Lines that hold the word "this" should be located and copied.

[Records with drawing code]
=-=-=

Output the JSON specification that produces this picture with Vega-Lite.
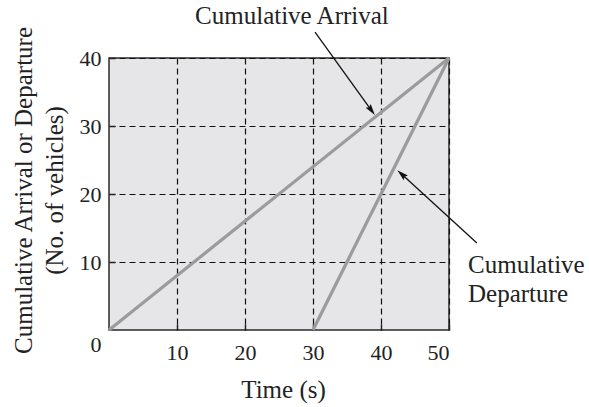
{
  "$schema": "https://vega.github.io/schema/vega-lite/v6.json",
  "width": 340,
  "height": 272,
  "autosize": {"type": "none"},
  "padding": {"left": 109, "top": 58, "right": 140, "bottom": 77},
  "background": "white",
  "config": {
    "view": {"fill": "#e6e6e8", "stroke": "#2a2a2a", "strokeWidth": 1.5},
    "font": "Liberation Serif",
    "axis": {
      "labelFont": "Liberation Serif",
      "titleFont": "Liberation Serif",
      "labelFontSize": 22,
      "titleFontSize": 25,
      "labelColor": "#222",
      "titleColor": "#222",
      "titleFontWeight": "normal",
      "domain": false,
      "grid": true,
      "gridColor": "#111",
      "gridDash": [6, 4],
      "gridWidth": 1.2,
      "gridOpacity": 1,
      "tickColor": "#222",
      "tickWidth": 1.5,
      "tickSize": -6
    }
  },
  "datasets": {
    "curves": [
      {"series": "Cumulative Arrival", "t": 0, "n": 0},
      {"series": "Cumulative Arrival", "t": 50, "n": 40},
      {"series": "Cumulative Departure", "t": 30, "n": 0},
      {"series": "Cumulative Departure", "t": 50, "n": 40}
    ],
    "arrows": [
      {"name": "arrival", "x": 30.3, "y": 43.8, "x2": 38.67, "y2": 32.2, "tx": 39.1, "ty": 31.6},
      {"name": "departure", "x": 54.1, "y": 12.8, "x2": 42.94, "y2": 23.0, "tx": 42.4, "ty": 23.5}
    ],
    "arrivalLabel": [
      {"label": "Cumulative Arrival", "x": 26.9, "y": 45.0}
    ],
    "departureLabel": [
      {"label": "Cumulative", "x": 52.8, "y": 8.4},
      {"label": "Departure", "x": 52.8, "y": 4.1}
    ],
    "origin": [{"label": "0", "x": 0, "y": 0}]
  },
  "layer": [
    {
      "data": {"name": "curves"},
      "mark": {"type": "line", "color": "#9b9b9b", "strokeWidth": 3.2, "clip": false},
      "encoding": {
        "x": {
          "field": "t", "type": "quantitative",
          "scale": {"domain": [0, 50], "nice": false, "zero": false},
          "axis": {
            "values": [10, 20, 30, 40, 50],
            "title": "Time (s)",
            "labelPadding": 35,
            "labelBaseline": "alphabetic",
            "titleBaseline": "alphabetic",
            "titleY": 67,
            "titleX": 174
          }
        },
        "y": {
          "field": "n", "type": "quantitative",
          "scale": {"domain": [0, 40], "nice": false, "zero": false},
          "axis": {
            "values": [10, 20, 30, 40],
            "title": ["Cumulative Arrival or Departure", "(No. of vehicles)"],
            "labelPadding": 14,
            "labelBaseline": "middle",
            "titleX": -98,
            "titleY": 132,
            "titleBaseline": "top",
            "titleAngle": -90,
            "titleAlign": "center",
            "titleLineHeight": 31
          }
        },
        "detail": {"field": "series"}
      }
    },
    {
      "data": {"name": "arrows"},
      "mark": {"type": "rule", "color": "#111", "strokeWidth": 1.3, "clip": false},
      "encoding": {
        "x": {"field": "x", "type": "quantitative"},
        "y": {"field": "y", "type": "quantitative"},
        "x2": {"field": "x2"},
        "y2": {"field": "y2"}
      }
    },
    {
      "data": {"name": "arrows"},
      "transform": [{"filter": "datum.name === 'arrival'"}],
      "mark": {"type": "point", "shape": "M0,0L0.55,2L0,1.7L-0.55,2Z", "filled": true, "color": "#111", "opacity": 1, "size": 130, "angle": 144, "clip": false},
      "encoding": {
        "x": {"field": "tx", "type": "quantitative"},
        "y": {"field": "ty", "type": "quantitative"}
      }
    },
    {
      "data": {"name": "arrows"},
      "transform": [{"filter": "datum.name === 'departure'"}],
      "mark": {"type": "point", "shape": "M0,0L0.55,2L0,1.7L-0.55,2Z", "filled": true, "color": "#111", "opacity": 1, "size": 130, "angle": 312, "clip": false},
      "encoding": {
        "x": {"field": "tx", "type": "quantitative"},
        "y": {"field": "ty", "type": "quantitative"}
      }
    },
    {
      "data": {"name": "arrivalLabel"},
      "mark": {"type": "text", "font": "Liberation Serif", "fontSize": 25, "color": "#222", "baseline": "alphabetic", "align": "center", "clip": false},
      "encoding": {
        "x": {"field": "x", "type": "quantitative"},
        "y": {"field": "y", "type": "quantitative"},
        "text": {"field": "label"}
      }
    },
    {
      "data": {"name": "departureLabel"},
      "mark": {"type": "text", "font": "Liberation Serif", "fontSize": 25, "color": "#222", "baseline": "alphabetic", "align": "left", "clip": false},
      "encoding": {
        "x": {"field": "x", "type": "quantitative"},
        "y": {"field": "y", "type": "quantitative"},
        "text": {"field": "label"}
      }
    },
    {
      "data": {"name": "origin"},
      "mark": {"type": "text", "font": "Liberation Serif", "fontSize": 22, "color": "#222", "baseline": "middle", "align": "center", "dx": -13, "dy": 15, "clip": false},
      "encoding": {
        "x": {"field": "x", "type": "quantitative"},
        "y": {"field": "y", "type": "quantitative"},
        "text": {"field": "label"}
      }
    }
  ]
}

=-=-=

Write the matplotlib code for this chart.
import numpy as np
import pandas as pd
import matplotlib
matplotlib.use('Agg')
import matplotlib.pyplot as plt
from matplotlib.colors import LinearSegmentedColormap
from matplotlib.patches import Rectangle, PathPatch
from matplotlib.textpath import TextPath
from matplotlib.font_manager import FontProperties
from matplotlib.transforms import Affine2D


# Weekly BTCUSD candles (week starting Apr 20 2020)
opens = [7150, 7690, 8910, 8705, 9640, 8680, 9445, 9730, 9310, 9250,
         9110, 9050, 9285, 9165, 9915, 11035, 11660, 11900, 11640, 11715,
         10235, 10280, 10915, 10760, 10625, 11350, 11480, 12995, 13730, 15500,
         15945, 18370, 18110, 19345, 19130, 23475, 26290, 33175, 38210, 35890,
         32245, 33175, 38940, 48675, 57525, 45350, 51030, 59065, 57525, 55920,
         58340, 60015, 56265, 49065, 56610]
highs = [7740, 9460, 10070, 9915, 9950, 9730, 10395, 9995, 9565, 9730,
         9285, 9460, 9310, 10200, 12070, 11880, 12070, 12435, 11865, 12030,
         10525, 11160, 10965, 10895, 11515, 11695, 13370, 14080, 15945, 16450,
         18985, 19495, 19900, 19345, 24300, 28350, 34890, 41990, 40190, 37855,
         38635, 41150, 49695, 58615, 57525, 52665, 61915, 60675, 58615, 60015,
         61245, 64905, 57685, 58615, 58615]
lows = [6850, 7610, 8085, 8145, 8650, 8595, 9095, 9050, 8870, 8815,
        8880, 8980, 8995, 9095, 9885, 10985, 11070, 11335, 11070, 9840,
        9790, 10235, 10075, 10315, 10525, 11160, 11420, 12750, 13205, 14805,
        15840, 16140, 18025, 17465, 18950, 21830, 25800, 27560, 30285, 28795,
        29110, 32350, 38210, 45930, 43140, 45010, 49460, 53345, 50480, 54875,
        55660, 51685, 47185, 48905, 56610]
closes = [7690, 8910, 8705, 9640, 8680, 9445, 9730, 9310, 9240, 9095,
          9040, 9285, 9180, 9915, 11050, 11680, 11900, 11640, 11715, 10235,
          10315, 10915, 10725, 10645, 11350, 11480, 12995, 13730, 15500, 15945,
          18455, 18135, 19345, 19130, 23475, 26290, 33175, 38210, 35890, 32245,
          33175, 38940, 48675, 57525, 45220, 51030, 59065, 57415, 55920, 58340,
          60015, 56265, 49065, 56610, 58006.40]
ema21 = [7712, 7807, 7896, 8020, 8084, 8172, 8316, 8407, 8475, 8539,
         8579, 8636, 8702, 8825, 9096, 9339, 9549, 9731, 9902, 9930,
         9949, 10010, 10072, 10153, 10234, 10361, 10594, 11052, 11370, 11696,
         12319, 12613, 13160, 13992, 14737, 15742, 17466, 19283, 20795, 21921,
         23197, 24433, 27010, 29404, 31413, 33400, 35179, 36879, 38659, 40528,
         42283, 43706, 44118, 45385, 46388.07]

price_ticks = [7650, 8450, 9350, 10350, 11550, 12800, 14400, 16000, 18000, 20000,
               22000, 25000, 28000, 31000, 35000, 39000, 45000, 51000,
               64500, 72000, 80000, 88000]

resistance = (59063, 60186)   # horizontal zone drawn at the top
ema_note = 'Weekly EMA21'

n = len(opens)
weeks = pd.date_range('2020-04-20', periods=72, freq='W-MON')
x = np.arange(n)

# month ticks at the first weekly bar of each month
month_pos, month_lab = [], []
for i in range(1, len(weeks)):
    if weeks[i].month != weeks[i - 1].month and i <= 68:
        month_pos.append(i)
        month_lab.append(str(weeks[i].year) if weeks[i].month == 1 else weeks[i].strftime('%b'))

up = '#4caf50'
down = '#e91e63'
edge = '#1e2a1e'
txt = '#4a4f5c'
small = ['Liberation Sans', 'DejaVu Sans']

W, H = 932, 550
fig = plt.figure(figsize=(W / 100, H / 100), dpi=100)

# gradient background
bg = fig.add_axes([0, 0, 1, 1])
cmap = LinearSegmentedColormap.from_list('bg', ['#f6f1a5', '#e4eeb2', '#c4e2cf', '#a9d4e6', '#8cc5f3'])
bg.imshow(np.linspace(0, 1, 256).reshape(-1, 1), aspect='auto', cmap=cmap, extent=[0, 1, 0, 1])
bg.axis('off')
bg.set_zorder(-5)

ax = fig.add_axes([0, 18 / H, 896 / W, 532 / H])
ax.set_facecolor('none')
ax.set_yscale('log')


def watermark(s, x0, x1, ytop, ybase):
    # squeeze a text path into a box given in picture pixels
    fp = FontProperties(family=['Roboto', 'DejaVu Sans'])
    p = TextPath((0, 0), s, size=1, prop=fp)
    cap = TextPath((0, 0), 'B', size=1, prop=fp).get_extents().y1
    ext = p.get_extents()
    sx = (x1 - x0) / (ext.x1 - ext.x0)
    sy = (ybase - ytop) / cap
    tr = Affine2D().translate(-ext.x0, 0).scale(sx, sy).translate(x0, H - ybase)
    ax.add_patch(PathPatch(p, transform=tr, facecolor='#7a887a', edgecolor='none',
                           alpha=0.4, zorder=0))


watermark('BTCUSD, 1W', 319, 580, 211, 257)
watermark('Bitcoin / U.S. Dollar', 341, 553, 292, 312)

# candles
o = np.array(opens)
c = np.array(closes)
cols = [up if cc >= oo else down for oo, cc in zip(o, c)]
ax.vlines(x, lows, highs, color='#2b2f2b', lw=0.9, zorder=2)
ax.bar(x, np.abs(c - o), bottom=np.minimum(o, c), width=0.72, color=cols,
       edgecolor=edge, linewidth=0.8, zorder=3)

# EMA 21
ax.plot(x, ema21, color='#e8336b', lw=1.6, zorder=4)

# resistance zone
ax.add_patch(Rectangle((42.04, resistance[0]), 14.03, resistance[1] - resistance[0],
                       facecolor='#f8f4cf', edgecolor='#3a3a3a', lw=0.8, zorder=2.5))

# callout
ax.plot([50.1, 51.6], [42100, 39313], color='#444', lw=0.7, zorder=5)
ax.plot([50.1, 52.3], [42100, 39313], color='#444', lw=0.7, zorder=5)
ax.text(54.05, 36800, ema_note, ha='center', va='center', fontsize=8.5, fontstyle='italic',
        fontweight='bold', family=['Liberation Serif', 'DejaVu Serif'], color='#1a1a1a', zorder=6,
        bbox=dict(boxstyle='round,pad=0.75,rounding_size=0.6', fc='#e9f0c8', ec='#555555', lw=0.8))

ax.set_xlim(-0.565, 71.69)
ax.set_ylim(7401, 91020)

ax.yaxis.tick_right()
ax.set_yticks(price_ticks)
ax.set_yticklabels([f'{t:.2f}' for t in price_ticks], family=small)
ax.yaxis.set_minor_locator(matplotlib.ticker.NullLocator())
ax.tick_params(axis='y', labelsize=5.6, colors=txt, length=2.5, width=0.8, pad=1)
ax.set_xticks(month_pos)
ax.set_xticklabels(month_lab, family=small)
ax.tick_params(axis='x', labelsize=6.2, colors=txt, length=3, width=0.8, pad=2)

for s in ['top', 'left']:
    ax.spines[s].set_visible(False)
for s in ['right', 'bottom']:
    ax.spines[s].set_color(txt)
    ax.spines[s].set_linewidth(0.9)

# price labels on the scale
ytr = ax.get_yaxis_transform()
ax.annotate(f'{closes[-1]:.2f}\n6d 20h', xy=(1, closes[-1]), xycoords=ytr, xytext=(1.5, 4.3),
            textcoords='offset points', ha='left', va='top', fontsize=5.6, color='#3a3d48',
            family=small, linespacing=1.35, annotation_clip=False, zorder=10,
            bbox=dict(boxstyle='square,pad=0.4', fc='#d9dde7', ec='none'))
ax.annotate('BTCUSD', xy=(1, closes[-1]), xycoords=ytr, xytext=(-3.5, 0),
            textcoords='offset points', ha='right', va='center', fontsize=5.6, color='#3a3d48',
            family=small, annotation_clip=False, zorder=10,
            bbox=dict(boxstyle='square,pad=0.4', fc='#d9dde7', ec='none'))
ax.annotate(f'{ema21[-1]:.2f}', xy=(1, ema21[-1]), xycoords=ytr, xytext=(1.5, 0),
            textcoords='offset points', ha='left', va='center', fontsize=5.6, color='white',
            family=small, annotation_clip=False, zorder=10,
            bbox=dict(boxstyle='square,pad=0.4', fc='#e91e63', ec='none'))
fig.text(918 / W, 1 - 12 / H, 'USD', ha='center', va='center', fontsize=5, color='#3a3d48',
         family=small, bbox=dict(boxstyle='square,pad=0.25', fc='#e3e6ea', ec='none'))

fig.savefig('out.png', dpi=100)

=-=-=

Answer below>
Output the JSON specification that produces this picture with Vega-Lite.
Write the matplotlib code for this chart.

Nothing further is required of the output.